WORK REQUIRED = Take the lines from the beginning of the material through the line containing "const unitLabel = 'keV';" and retype them exactly, leaving the pictures out.

MATERIAL =
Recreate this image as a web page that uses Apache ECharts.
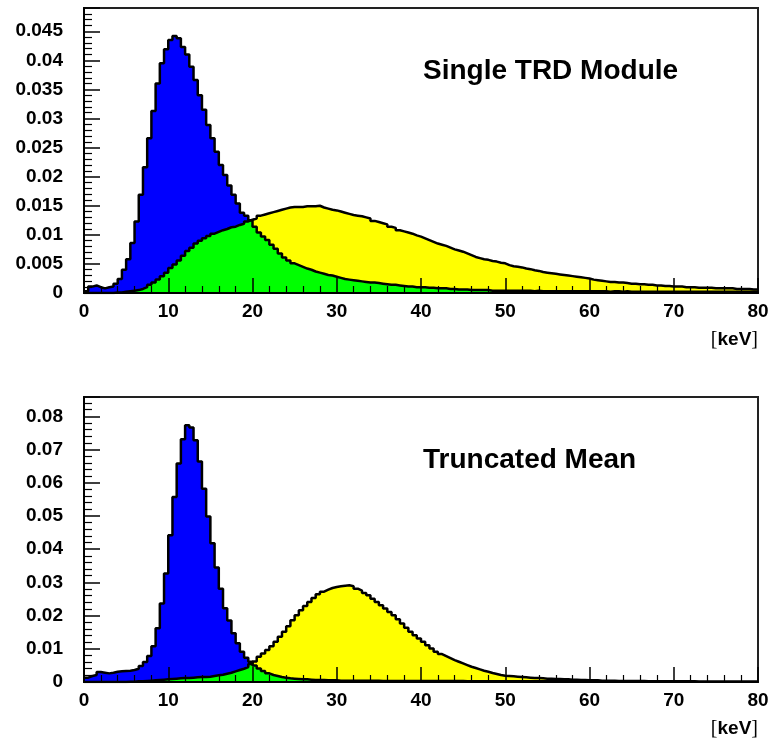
<!DOCTYPE html>
<html><head><meta charset="utf-8">
<script src="https://cdn.jsdelivr.net/npm/echarts@6/dist/echarts.min.js"></script>
<style>html,body{margin:0;padding:0;background:#fff}#c{width:772px;height:740px}</style>
</head><body><div id="c"></div>
<script>
// ---- data: histograms with 0.5 keV bins from 0 to 80 keV ----
const BIN_WIDTH = 0.5;
const X_MIN = 0, X_MAX = 80;
const xTickLabels = [0, 10, 20, 30, 40, 50, 60, 70, 80];
const topTitle = 'Single TRD Module';
const bottomTitle = 'Truncated Mean';
const unitLabel = 'keV';

const topBlue = [
0.0003,0.0011,0.0013,0.0010,0.0008,0.0010,0.0011,0.0016,0.0024,0.0040,
0.0058,0.0086,0.0123,0.0169,0.0216,0.0266,0.0313,0.0360,0.0395,0.0419,
0.0435,0.0442,0.0438,0.0423,0.0410,0.0389,0.0366,0.0340,0.0315,0.0289,
0.0266,0.0243,0.0220,0.0203,0.0185,0.0169,0.0154,0.0138,0.0133,0.0125,
0.0114,0.0104,0.0097,0.0091,0.0083,0.0076,0.0068,0.0061,0.0056,0.0051,
0.0048,0.0045,0.0042,0.0040,0.0037,0.0035,0.0033,0.0031,0.0030,0.0028,
0.0026,0.0024,0.0023,0.0022,0.0021,0.0020,0.0019,0.0018,0.0018,0.0017,
0.0016,0.0015,0.0014,0.0014,0.0013,0.0012,0.0011,0.0011,0.0010,0.0010,
0.0010,0.0009,0.0009,0.0008,0.0008,0.0008,0.0007,0.0007,0.0006,0.0006,
0.0006,0.0005,0.0005,0.0005,0.0005,0.0005,0.0004,0.0004,0.0004,0.0004,
0.0004,0.0004,0.0004,0.0004,0.0004,0.0004,0.0003,0.0004,0.0003,0.0003,
0.0003,0.0003,0.0003,0.0003,0.0003,0.0003,0.0003,0.0003,0.0003,0.0003,
0.0003,0.0003,0.0003,0.0003,0.0002,0.0003,0.0003,0.0002,0.0003,0.0002,
0.0002,0.0002,0.0002,0.0002,0.0002,0.0002,0.0002,0.0002,0.0002,0.0002,
0.0002,0.0002,0.0002,0.0002,0.0002,0.0002,0.0002,0.0002,0.0002,0.0002,
0.0002,0.0002,0.0002,0.0002,0.0002,0.0002,0.0002,0.0002,0.0002,0.0002
];
const topYellow = [
0,0,0,0,0,0,0,0.0001,0.0001,0.0002,
0.0003,0.0004,0.0005,0.0007,0.0010,0.0014,0.0018,0.0023,0.0029,0.0035,
0.0043,0.0049,0.0056,0.0064,0.0072,0.0078,0.0085,0.0090,0.0094,0.0098,
0.0102,0.0105,0.0108,0.0110,0.0113,0.0114,0.0117,0.0119,0.0123,0.0126,
0.0128,0.0133,0.0135,0.0137,0.0139,0.0141,0.0143,0.0145,0.0147,0.0148,
0.0148,0.0148,0.0149,0.0149,0.0149,0.0150,0.0147,0.0145,0.0143,0.0142,
0.0140,0.0138,0.0136,0.0134,0.0133,0.0132,0.0130,0.0128,0.0124,0.0122,
0.0120,0.0118,0.0114,0.0112,0.0108,0.0106,0.0104,0.0102,0.0099,0.0097,
0.0094,0.0091,0.0088,0.0085,0.0083,0.0081,0.0078,0.0075,0.0073,0.0071,
0.0068,0.0065,0.0062,0.0060,0.0058,0.0057,0.0055,0.0054,0.0052,0.0051,
0.0048,0.0046,0.0045,0.0044,0.0042,0.0041,0.0039,0.0038,0.0036,0.0035,
0.0034,0.0033,0.0032,0.0031,0.0030,0.0029,0.0028,0.0027,0.0026,0.0025,
0.0023,0.0022,0.0021,0.0020,0.0019,0.0019,0.0018,0.0018,0.0017,0.0016,
0.0016,0.0015,0.0015,0.0014,0.0014,0.0013,0.0013,0.0012,0.0012,0.0011,
0.0011,0.0011,0.0010,0.0010,0.0010,0.0009,0.0009,0.0009,0.0009,0.0008,
0.0008,0.0008,0.0008,0.0008,0.0007,0.0007,0.0007,0.0007,0.0006,0.0006
];
const bottomBlue = [
0.0013,0.0018,0.0021,0.0030,0.0028,0.0026,0.0028,0.0031,0.0032,0.0033,
0.0034,0.0036,0.0040,0.0048,0.0060,0.0078,0.0108,0.0162,0.0236,0.0327,
0.0442,0.0557,0.0658,0.0731,0.0773,0.0766,0.0728,0.0664,0.0582,0.0498,
0.0418,0.0345,0.0281,0.0222,0.0185,0.0147,0.0117,0.0091,0.0073,0.0061,
0.0050,0.0041,0.0033,0.0026,0.0021,0.0018,0.0015,0.0013,0.0011,0.0010,
0.0009,0.0008,0.0008,0.0007,0.0006,0.0006,0.0006,0.0005,0.0005,0.0005,
0.0004,0.0004,0.0004,0.0004,0.0004,0.0004,0.0004,0.0004,0.0004,0.0004,
0.0003,0.0003,0.0003,0.0003,0.0003,0.0003,0.0003,0.0003,0.0003,0.0003,
0.0003,0.0003,0.0003,0.0003,0.0003,0.0003,0.0003,0.0003,0.0003,0.0003,
0.0002,0.0002,0.0002,0.0002,0.0002,0.0002,0.0002,0.0002,0.0002,0.0002,
0.0002,0.0002,0.0002,0.0002,0.0002,0.0002,0.0002,0.0002,0.0002,0.0002,
0.0002,0.0002,0.0002,0.0002,0.0002,0.0002,0.0002,0.0002,0.0002,0.0002,
0.0001,0.0001,0.0001,0.0001,0.0001,0.0001,0.0001,0.0001,0.0001,0.0001,
0.0001,0.0001,0.0001,0.0001,0.0001,0.0001,0.0001,0.0001,0.0001,0.0001,
0.0001,0.0001,0.0001,0.0001,0.0001,0.0001,0.0001,0.0001,0.0001,0.0001,
0.0001,0.0001,0.0001,0.0001,0.0001,0.0001,0.0001,0.0001,0.0001,0.0001
];
const bottomYellow = [
0,0,0,0,0,0,0,0,0,0,
0.0001,0.0001,0.0002,0.0002,0.0003,0.0004,0.0005,0.0006,0.0007,0.0008,
0.0009,0.0010,0.0011,0.0012,0.0012,0.0013,0.0014,0.0015,0.0015,0.0016,
0.0018,0.0020,0.0022,0.0025,0.0028,0.0032,0.0036,0.0040,0.0045,0.0054,
0.0062,0.0076,0.0086,0.0096,0.0108,0.0121,0.0136,0.0151,0.0168,0.0186,
0.0201,0.0216,0.0229,0.0241,0.0253,0.0264,0.0272,0.0278,0.0283,0.0286,
0.0288,0.0290,0.0291,0.0288,0.0281,0.0275,0.0268,0.0261,0.0251,0.0241,
0.0231,0.0221,0.0211,0.0201,0.0189,0.0176,0.0163,0.0151,0.0141,0.0131,
0.0121,0.0111,0.0101,0.0091,0.0084,0.0078,0.0072,0.0066,0.0061,0.0056,
0.0051,0.0046,0.0042,0.0038,0.0034,0.0031,0.0027,0.0024,0.0021,0.0019,
0.0018,0.0017,0.0016,0.0015,0.0014,0.0013,0.0012,0.0012,0.0011,0.0010,
0.0010,0.0009,0.0009,0.0008,0.0008,0.0007,0.0007,0.0006,0.0006,0.0005,
0.0005,0.0005,0.0004,0.0004,0.0004,0.0004,0.0003,0.0003,0.0003,0.0003,
0.0003,0.0003,0.0003,0.0002,0.0002,0.0002,0.0002,0.0002,0.0002,0.0002,
0.0002,0.0002,0.0002,0.0002,0.0002,0.0001,0.0001,0.0001,0.0001,0.0001,
0.0001,0.0001,0.0001,0.0001,0.0001,0.0001,0.0001,0.0001,0.0001,0.0001
];

// ---- chart ----
const FONT = '"Liberation Sans", Arial, Helvetica, sans-serif';
const chart = echarts.init(document.getElementById('c'), null, {renderer: 'canvas'});

function steps(vals) {
  const pts = vals.map((v, i) => [X_MIN + i * BIN_WIDTH, v]);
  pts.push([X_MAX, vals[vals.length - 1]]);
  return pts;
}
function overlap(a, b) { return a.map((v, i) => Math.min(v, b[i])); }

function panelSeries(blue, yellow, idx) {
  const base = {type: 'line', step: 'end', symbol: 'none', showSymbol: false, silent: true,
                xAxisIndex: idx, yAxisIndex: idx, animation: false};
  return [
    Object.assign({}, base, {data: steps(blue), lineStyle: {width: 0}, areaStyle: {color: '#0000ff', opacity: 1}, z: 2}),
    Object.assign({}, base, {data: steps(yellow), lineStyle: {width: 0}, areaStyle: {color: '#ffff00', opacity: 1}, z: 3}),
    Object.assign({}, base, {data: steps(overlap(blue, yellow)), lineStyle: {width: 0}, areaStyle: {color: '#00ff00', opacity: 1}, z: 4}),
    Object.assign({}, base, {data: steps(blue), lineStyle: {color: '#000', width: 2.5}, z: 5}),
    Object.assign({}, base, {data: steps(yellow), lineStyle: {color: '#000', width: 2.5}, z: 5})
  ];
}

function xAxisCfg(idx) {
  return {
    type: 'value', gridIndex: idx, min: xTickLabels[0], max: xTickLabels[xTickLabels.length - 1],
    interval: xTickLabels[1] - xTickLabels[0], z: 10,
    axisLine: {show: true, lineStyle: {color: '#000', width: 2}},
    axisTick: {show: true, inside: true, length: 15, lineStyle: {color: '#000', width: 1.5}},
    minorTick: {show: true, splitNumber: 5, length: 7, lineStyle: {color: '#000', width: 1.2}},
    splitLine: {show: false},
    axisLabel: {margin: 9, color: '#000', fontFamily: FONT, fontWeight: 'bold', fontSize: 19},
    name: '{br|[}{b|' + unitLabel + '}{br|]}', nameLocation: 'end', nameGap: 0,
    nameTextStyle: {align: 'right', verticalAlign: 'top', padding: [37, 0, 0, 0],
      rich: {
        br: {fontFamily: '"Liberation Serif", "DejaVu Serif", serif', fontSize: 20, color: '#000', fontWeight: 'normal'},
        b: {fontFamily: FONT, fontSize: 19, fontWeight: 'bold', color: '#000'}
      }}
  };
}
function yAxisCfg(idx, max, interval, digits) {
  return {
    type: 'value', gridIndex: idx, min: 0, max: max, interval: interval, z: 10,
    axisLine: {show: true, lineStyle: {color: '#000', width: 2}},
    axisTick: {show: true, inside: true, length: 16, lineStyle: {color: '#000', width: 1.5}},
    minorTick: {show: true, splitNumber: 5, length: 8, lineStyle: {color: '#000', width: 1.2}},
    splitLine: {show: false},
    axisLabel: {margin: 21, color: '#000', fontFamily: FONT, fontWeight: 'bold', fontSize: 19,
      formatter: function (v) {
        const k = v / interval;
        if (Math.abs(k - Math.round(k)) > 1e-6) return '';
        return String(parseFloat(v.toFixed(digits)));
      }}
  };
}

const option = {
  animation: false,
  backgroundColor: '#fff',
  grid: [
    {left: 84, width: 674, top: 8, height: 285, show: true, borderColor: '#222', borderWidth: 2, backgroundColor: '#fff'},
    {left: 84, width: 674, top: 397, height: 285, show: true, borderColor: '#222', borderWidth: 2, backgroundColor: '#fff'}
  ],
  xAxis: [xAxisCfg(0), xAxisCfg(1)],
  yAxis: [yAxisCfg(0, 0.049, 0.005, 3), yAxisCfg(1, 0.0858, 0.01, 2)],
  graphic: [
    {type: 'text', left: 423, top: 57, z: 20, style: {text: topTitle, font: 'bold 28px ' + FONT, fill: '#000'}},
    {type: 'text', left: 423, top: 446, z: 20, style: {text: bottomTitle, font: 'bold 28px ' + FONT, fill: '#000'}}
  ],
  series: panelSeries(topBlue, topYellow, 0).concat(panelSeries(bottomBlue, bottomYellow, 1))
};
chart.setOption(option);
</script>
</body></html>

EXERCISE RESULT =
Recreate this image as a web page that uses Apache ECharts.
<!DOCTYPE html>
<html><head><meta charset="utf-8">
<script src="https://cdn.jsdelivr.net/npm/echarts@6/dist/echarts.min.js"></script>
<style>html,body{margin:0;padding:0;background:#fff}#c{width:772px;height:740px}</style>
</head><body><div id="c"></div>
<script>
// ---- data: histograms with 0.5 keV bins from 0 to 80 keV ----
const BIN_WIDTH = 0.5;
const X_MIN = 0, X_MAX = 80;
const xTickLabels = [0, 10, 20, 30, 40, 50, 60, 70, 80];
const topTitle = 'Single TRD Module';
const bottomTitle = 'Truncated Mean';
const unitLabel = 'keV';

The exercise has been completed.